#### Source excerpt

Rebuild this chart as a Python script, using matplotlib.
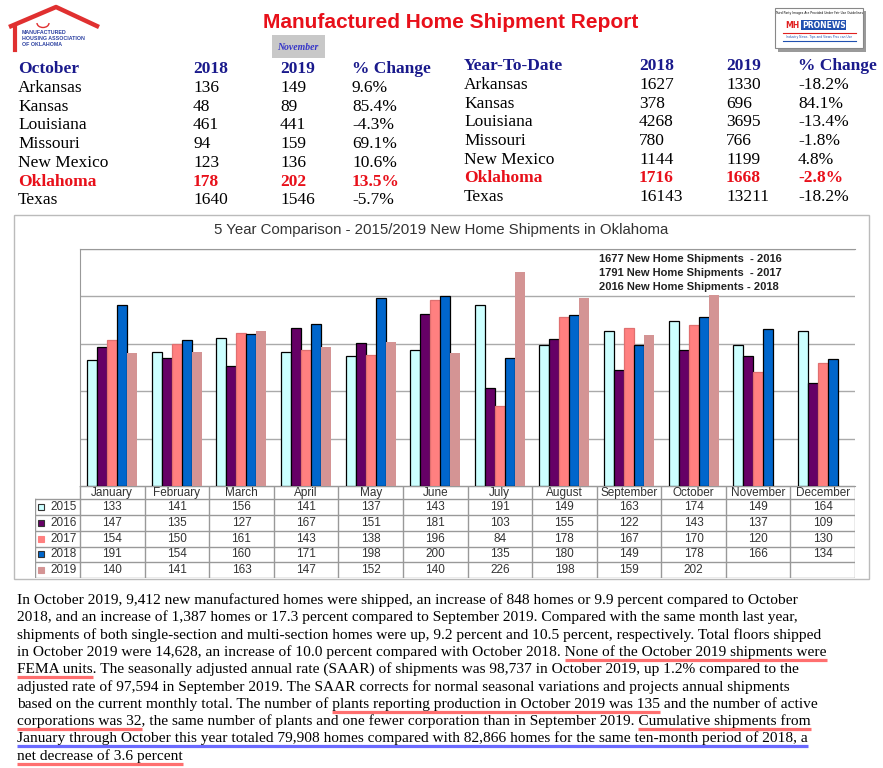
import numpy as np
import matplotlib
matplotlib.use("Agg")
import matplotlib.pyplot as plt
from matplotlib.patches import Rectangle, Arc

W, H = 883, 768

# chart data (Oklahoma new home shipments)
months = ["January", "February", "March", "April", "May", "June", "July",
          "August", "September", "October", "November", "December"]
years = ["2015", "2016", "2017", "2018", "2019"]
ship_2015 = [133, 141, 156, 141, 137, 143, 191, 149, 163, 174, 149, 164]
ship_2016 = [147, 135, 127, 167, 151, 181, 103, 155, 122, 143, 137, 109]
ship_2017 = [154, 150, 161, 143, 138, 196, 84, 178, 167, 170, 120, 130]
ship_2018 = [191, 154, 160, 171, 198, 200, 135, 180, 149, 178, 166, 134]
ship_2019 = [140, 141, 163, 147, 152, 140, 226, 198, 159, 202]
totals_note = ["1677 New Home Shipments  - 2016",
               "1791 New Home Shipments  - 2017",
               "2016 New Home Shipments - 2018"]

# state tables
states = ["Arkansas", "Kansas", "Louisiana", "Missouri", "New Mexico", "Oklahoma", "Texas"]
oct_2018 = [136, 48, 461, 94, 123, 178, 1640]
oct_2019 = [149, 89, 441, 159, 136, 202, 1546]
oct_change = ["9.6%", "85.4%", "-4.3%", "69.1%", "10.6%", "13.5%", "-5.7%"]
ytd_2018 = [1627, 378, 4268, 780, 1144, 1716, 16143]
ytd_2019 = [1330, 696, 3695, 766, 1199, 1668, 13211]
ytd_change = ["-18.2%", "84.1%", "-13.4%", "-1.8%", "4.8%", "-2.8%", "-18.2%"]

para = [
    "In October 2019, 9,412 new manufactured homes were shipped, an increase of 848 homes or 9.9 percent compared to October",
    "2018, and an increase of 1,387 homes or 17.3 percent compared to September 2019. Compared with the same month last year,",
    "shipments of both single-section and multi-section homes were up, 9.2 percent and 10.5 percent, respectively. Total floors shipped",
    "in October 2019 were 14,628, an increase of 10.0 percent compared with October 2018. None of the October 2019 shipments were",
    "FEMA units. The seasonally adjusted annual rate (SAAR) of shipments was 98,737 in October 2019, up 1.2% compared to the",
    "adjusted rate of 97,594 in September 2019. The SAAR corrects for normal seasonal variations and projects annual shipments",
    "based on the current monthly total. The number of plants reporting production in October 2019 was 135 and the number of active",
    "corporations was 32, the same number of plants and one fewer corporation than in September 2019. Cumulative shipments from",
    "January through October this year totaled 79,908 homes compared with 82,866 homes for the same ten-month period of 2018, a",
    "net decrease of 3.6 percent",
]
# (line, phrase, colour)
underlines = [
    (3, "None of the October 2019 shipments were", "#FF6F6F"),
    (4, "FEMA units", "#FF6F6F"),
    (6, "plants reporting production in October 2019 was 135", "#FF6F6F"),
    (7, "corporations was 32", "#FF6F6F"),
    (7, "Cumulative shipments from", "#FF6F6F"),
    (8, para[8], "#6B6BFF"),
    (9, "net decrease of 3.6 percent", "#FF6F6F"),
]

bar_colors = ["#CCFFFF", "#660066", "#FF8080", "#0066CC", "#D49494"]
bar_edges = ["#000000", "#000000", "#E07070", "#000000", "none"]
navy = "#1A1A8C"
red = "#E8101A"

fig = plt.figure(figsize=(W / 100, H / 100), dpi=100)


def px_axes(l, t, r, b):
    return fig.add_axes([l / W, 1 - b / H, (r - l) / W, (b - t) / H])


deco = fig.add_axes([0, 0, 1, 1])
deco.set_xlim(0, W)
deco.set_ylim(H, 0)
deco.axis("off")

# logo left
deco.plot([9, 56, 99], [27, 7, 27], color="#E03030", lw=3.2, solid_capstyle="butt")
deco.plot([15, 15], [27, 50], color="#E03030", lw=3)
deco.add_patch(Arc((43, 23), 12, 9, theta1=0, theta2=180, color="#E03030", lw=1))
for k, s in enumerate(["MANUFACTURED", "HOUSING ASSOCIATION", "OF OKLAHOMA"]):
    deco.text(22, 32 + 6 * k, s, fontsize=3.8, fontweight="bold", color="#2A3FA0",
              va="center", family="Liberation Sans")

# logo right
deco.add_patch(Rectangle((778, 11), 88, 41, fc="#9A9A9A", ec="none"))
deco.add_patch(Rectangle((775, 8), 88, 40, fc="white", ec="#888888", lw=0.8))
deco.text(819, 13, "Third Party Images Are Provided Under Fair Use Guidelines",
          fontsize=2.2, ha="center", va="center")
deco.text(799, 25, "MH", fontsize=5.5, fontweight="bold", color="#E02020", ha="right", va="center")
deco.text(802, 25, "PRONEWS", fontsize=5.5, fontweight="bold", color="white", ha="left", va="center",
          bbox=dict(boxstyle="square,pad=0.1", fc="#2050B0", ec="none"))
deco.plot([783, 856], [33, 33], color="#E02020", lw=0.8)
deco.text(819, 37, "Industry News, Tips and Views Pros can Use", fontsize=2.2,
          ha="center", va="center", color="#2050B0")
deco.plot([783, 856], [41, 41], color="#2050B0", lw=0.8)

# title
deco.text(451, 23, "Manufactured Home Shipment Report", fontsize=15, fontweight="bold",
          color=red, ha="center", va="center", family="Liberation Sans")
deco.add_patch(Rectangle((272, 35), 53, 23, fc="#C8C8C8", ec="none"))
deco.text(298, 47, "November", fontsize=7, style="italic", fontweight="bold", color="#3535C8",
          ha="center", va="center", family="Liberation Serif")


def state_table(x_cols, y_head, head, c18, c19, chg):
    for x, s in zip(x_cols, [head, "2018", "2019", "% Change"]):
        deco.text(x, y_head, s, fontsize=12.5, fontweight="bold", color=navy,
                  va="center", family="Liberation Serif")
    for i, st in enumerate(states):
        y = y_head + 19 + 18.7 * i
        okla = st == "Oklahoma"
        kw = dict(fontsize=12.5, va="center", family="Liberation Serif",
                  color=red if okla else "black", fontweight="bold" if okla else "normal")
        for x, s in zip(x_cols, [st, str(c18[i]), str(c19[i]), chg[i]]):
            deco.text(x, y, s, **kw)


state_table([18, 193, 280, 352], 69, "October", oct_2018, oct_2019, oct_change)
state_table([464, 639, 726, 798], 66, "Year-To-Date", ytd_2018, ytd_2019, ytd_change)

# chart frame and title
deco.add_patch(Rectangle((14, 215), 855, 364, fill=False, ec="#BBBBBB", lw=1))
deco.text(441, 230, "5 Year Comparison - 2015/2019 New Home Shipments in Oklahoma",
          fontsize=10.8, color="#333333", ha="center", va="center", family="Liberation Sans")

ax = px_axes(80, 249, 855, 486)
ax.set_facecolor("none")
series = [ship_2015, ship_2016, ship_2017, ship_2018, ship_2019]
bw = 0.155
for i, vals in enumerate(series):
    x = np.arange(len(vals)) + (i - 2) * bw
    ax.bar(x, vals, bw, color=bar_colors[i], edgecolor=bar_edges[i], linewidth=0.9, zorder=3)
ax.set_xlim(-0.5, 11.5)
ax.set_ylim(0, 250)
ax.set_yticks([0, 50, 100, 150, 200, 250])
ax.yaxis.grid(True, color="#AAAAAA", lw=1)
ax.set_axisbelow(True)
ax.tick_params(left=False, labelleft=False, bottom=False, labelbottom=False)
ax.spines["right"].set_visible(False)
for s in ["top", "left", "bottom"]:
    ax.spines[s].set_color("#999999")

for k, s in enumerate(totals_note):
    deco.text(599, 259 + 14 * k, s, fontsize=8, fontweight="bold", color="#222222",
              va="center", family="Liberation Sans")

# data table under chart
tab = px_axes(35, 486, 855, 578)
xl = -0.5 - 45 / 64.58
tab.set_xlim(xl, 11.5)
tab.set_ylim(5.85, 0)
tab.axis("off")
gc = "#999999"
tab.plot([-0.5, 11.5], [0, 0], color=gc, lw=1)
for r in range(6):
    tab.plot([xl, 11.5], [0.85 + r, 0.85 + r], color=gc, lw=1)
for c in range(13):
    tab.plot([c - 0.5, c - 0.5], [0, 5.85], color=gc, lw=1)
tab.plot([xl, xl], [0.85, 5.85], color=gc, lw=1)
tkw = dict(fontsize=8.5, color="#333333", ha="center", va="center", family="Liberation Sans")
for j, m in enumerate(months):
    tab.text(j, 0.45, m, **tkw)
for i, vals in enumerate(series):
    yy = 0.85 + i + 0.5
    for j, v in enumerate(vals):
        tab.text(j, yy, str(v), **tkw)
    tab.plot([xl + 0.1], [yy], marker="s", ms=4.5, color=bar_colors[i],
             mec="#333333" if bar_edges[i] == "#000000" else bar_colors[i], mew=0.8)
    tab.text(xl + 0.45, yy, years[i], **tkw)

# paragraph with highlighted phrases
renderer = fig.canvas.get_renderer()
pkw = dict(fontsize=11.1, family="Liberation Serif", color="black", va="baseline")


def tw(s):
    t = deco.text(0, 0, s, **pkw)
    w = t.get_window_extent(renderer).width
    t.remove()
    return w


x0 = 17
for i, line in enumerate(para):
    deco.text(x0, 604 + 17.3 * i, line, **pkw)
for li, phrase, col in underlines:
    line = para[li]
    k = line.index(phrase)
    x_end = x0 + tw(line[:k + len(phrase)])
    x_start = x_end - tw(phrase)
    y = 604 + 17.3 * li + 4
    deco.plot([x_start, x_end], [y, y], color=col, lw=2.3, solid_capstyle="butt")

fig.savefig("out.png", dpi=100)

########

> _Problem statement_
Lines containing "chart" are to be counted. State the total and add nothing.

> _Finished answer_
4